As for your other examples, whilst I'm not sure,
- first, DVD-Video encodes are done at a varibale data rate depending on the demands of the footage
- second, in order to be able to encode footage arriving at the machine from an AV input (for example), the onboard encoder HAS to work realtime, discovering what's actually in the footage as it goes.
- third, no such machine has two encoders, so all encoding is done as above, even if it's already on the Hard Drive.
- I'd guess then that as the complexity of the encode (amount of movement etc., in the image) can't be predicted without running two "passes" (something your PC might do, but which table-top machines don't) the precise data rate needed to exactly fill a disc can't be predicted.
- so some upfront estimate has to be made; and that estimate would have to assume a worst case - a very data demanding encode throughout.
- It is of course quite likely that as the recorder does the encode, it finds parts of the footage that don't demand as much data as others.
- Sensibly, it reduces the data rate for these so as to allow a worst case for what follows (footage it hasn't yet seen or evaluated)
- Hence you always have some spare data space. Practically unavoidable.

The only resolution here is for a two-pass encode; where the entire footage is evaluated for complexity first, and the appropriate data rate established before the true encode. Which takes twice as long, and, as I say, is a feature found in Computer programs (and not table-top encoders which HAVE to be able to operate real-time).
 

bomber1978

Standard Member
Thanks, so I'm wondering then, if I plan on putting 50-60 minutes onto a standard 4.7 GB DVD-R, which is going to result in a better quality DVD-R, a programme recorded in DR mode burned to disc in FR mode?, or is it better to record the programme in SP mode and high speed (lossless) burn to disc? (I'm basing that on thinking 1 hour of SP mode will just squeeze onto a 4.7 GB disc won't it?).
Thanks
 

LV426

Administrator
Staff member
SP mode represents around 2 hours on a DVD single layer (so, a reduced data rate). Your recorder should have the option of a "better" rate. My UK spec Panasonic calls this XP mode. There is a table in my manual listing these terms (XP, SP, LP, EP) and the duration that fits to various disc types. So, for one hour, you should use XP for max data and max quality.

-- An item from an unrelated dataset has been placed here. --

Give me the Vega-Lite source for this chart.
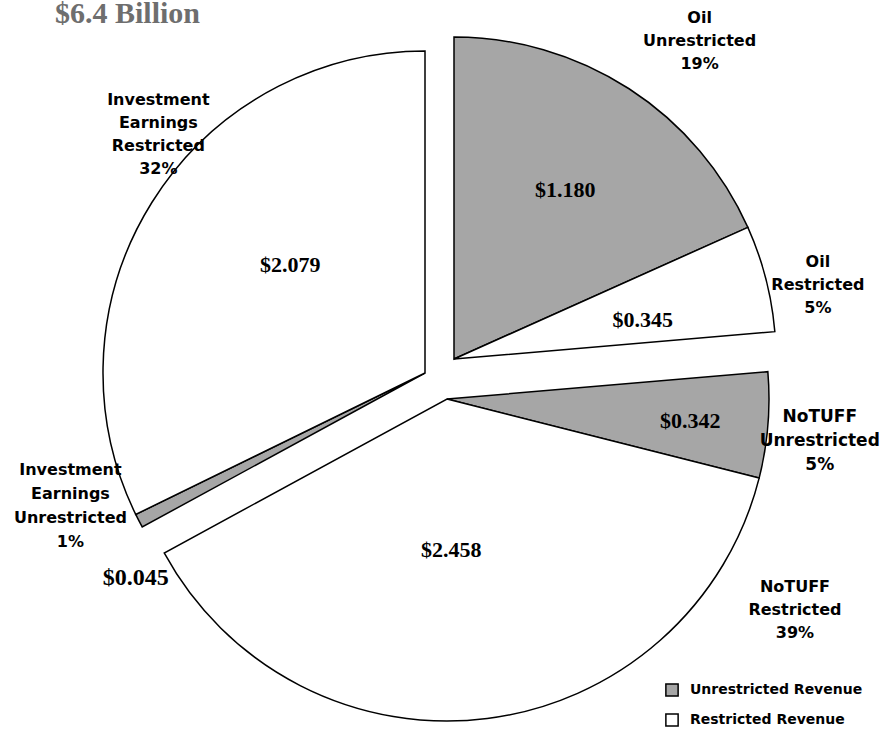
{
  "$schema": "https://vega.github.io/schema/vega-lite/v6.json",
  "autosize": {"type": "none"},
  "width": 880,
  "height": 750,
  "padding": {"left": 0, "right": 0, "top": 0, "bottom": 0},
  "background": "white",
  "config": {"view": {"stroke": null}},
  "title": {"text": "$6.4 Billion", "orient": "none", "anchor": "start", "frame": "group", "baseline": "alphabetic", "dx": 55, "dy": 23, "offset": 0, "font": "Liberation Serif", "fontSize": 30, "fontWeight": "bold", "color": "#6e6e6e"},
  "data": {"values": [
    {"idx": 1, "key": "OilU", "group": "Oil", "type": "Unrestricted Revenue", "value": 1.180, "amount": "$1.180", "label": "Oil\nUnrestricted\n19%"},
    {"idx": 2, "key": "OilR", "group": "Oil", "type": "Restricted Revenue", "value": 0.345, "amount": "$0.345", "label": "Oil\nRestricted\n5%"},
    {"idx": 3, "key": "NTU", "group": "NoTUFF", "type": "Unrestricted Revenue", "value": 0.342, "amount": "$0.342", "label": "NoTUFF\nUnrestricted\n5%"},
    {"idx": 4, "key": "NTR", "group": "NoTUFF", "type": "Restricted Revenue", "value": 2.458, "amount": "$2.458", "label": "NoTUFF\nRestricted\n39%"},
    {"idx": 5, "key": "IEU", "group": "IE", "type": "Unrestricted Revenue", "value": 0.045, "amount": "$0.045", "label": "Investment\nEarnings\nUnrestricted\n1%"},
    {"idx": 6, "key": "IER", "group": "IE", "type": "Restricted Revenue", "value": 2.079, "amount": "$2.079", "label": "Investment\nEarnings\nRestricted\n32%"}
  ]},
  "encoding": {
    "theta": {"field": "value", "type": "quantitative", "stack": true},
    "order": {"field": "idx", "type": "quantitative"}
  },
  "layer": [
    {
      "mark": {"type": "arc", "radius": 322, "stroke": "black", "strokeWidth": 1.5, "xOffset": 14, "yOffset": -16},
      "encoding": {
        "color": {"field": "type", "type": "nominal", "scale": {"domain": ["Unrestricted Revenue", "Restricted Revenue"], "range": ["#a6a6a6", "#ffffff"]},
          "legend": {"title": null, "orient": "none", "legendX": 665, "legendY": 683, "symbolType": "square", "symbolSize": 150, "symbolStrokeColor": "black", "symbolStrokeWidth": 1.5, "labelFont": "DejaVu Sans", "labelFontWeight": "bold", "labelFontSize": 14, "labelColor": "black", "labelLimit": 400, "rowPadding": 10, "labelOffset": 11}},
        "opacity": {"condition": {"test": "datum.group === 'Oil'", "value": 1}, "value": 0}
      }
    },
    {
      "mark": {"type": "arc", "radius": 322, "stroke": "black", "strokeWidth": 1.5, "xOffset": 7, "yOffset": 24},
      "encoding": {
        "color": {"field": "type", "type": "nominal"},
        "opacity": {"condition": {"test": "datum.group === 'NoTUFF'", "value": 1}, "value": 0}
      }
    },
    {
      "mark": {"type": "arc", "radius": 322, "stroke": "black", "strokeWidth": 1.5, "xOffset": -15, "yOffset": -2},
      "encoding": {
        "color": {"field": "type", "type": "nominal"},
        "opacity": {"condition": {"test": "datum.group === 'IE'", "value": 1}, "value": 0}
      }
    },
    {
      "mark": {"type": "text", "radius": 210, "dx": 11, "dy": -9, "font": "Liberation Serif", "fontWeight": "bold", "fontSize": 22, "color": "black"},
      "encoding": {"text": {"field": "amount", "type": "nominal", "condition": {"test": "datum.key !== 'OilU'", "value": ""}}}
    },
    {
      "mark": {"type": "text", "radius": 200, "dx": 9, "dy": -5, "font": "Liberation Serif", "fontWeight": "bold", "fontSize": 22, "color": "black"},
      "encoding": {"text": {"field": "amount", "type": "nominal", "condition": {"test": "datum.key !== 'OilR'", "value": ""}}}
    },
    {
      "mark": {"type": "text", "radius": 250, "dx": 1, "dy": 26, "font": "Liberation Serif", "fontWeight": "bold", "fontSize": 22, "color": "black"},
      "encoding": {"text": {"field": "amount", "type": "nominal", "condition": {"test": "datum.key !== 'NTU'", "value": ""}}}
    },
    {
      "mark": {"type": "text", "radius": 170, "dx": -10, "dy": 6, "font": "Liberation Serif", "fontWeight": "bold", "fontSize": 22, "color": "black"},
      "encoding": {"text": {"field": "amount", "type": "nominal", "condition": {"test": "datum.key !== 'NTR'", "value": ""}}}
    },
    {
      "mark": {"type": "text", "radius": 180, "dx": 3, "dy": -15, "font": "Liberation Serif", "fontWeight": "bold", "fontSize": 22, "color": "black"},
      "encoding": {"text": {"field": "amount", "type": "nominal", "condition": {"test": "datum.key !== 'IER'", "value": ""}}}
    },
    {
      "mark": {"type": "text", "radius": 320, "dx": -20, "dy": 56, "font": "Liberation Serif", "fontWeight": "bold", "fontSize": 24, "color": "black"},
      "encoding": {"text": {"field": "amount", "type": "nominal", "condition": {"test": "datum.key !== 'IEU'", "value": ""}}}
    },
    {
      "mark": {"type": "text", "radius": 380, "dx": 53, "dy": -38, "lineBreak": "\n", "lineHeight": 23, "font": "DejaVu Sans", "fontWeight": "bold", "fontSize": 16, "color": "black"},
      "encoding": {"text": {"field": "label", "type": "nominal", "condition": {"test": "datum.key !== 'OilU'", "value": ""}}}
    },
    {
      "mark": {"type": "text", "radius": 380, "dx": 10, "dy": -18, "lineBreak": "\n", "lineHeight": 23, "font": "DejaVu Sans", "fontWeight": "bold", "fontSize": 16, "color": "black"},
      "encoding": {"text": {"field": "label", "type": "nominal", "condition": {"test": "datum.key !== 'OilR'", "value": ""}}}
    },
    {
      "mark": {"type": "text", "radius": 380, "dx": 1, "dy": 11, "lineBreak": "\n", "lineHeight": 24, "font": "DejaVu Sans", "fontWeight": "bold", "fontSize": 17, "color": "black"},
      "encoding": {"text": {"field": "label", "type": "nominal", "condition": {"test": "datum.key !== 'NTU'", "value": ""}}}
    },
    {
      "mark": {"type": "text", "radius": 200, "dx": 330, "dy": 14, "lineBreak": "\n", "lineHeight": 23, "font": "DejaVu Sans", "fontWeight": "bold", "fontSize": 16, "color": "black"},
      "encoding": {"text": {"field": "label", "type": "nominal", "condition": {"test": "datum.key !== 'NTR'", "value": ""}}}
    },
    {
      "mark": {"type": "text", "radius": 300, "dx": -103, "dy": -43, "lineBreak": "\n", "lineHeight": 24, "font": "DejaVu Sans", "fontWeight": "bold", "fontSize": 16, "color": "black"},
      "encoding": {"text": {"field": "label", "type": "nominal", "condition": {"test": "datum.key !== 'IEU'", "value": ""}}}
    },
    {
      "mark": {"type": "text", "radius": 200, "dx": -112, "dy": -169, "lineBreak": "\n", "lineHeight": 23, "font": "DejaVu Sans", "fontWeight": "bold", "fontSize": 16, "color": "black"},
      "encoding": {"text": {"field": "label", "type": "nominal", "condition": {"test": "datum.key !== 'IER'", "value": ""}}}
    }
  ]
}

In fact, the trick is to encode only once if possible, and it doesn't matter if that's done as you do the initial record onto the HDD or at the time of disc burning. High Speed copy to disc does not encode; it merely copies the data into the DVD-Video file structure. And an initial DR mode record onto the HDD does not encode, either; just places the incoming digital stream onto the HDD.

So, an initial encoded record to HDD followed by a High Speed copy to disc is one encode; and an initial DR record followed by a real-time copy to disc is also one encode. A long way round of saying, no difference as long as the end data rate is the same.
 

Gavtech

Administrator
Thanks, so I'm wondering then, if I plan on putting 50-60 minutes onto a standard 4.7 GB DVD-R, which is going to result in a better quality DVD-R, a programme recorded in DR mode burned to disc in FR mode?, or is it better to record the programme in SP mode and high speed (lossless) burn to disc? (I'm basing that on thinking 1 hour of SP mode will just squeeze onto a 4.7 GB disc won't it?).
Thanks

The better result would come from FR mode in this case, because with no effective space constraint you are effectively encoding at XP mode.

To simplify, FR mode will give you the greatest and best possible benefit in all circumstances.

(Cross posted with LV426)
 

bomber1978

Standard Member
Thanks LV426, sorry I should have said XP instead of SP, don't know why I wrote SP both times, yeah true about only encoding once, I always stick by that rule...
Thanks Gavtech for confirming it's ALWAYS best to record in DR and burn in FR - it's the way I've always done it...
This has answered 2 questions in one really, as I've always wondered what happens if you had for example 45minutes of DR recording and burned it to a dual layer 8GB DVD-RDL in FR mode, but your answer suggests it would be just as high quality as it would if you recorded in XP and high speed (lossless) burned the 45mins of XP onto a dual layer 8GB DVD-RDL....
Thanks
 

LV426

Administrator
Staff member
For 45 minutes duration, there is nothing to be gained by using a dual-layer blank. The FR encode will be at XP mode (maximum rate for DVD-video) which neatly fills a single layer disc for 60 minutes. 45 minutes won't fill a 4.7gb disc, nor will it be any larger (better) on a dual-layer disc.
 

bomber1978

Standard Member
For 45 minutes duration, there is nothing to be gained by using a dual-layer blank. The FR encode will be at XP mode (maximum rate for DVD-video) which neatly fills a single layer disc for 60 minutes. 45 minutes won't fill a 4.7gb disc, nor will it be any larger (better) on a dual-layer disc.

Hi,
Yeah I know 45mins won't fill an 8GB DVD-RDL, it won't even fill a 4GB DVD-R, that's why I was wondering what would actually happen if you burned 45 mins of DR onto an 8GB disc using FR..., I was wondering if it could possibly be better than a high speed XP burn..., but I understand now it would just be the same..., so I understand clearly as Gavtech says, and as I always thought and have used, it's ALWAYS best to record in DR and burn to disc in FR... (obviously though high speed XP burn will save you some burning time!)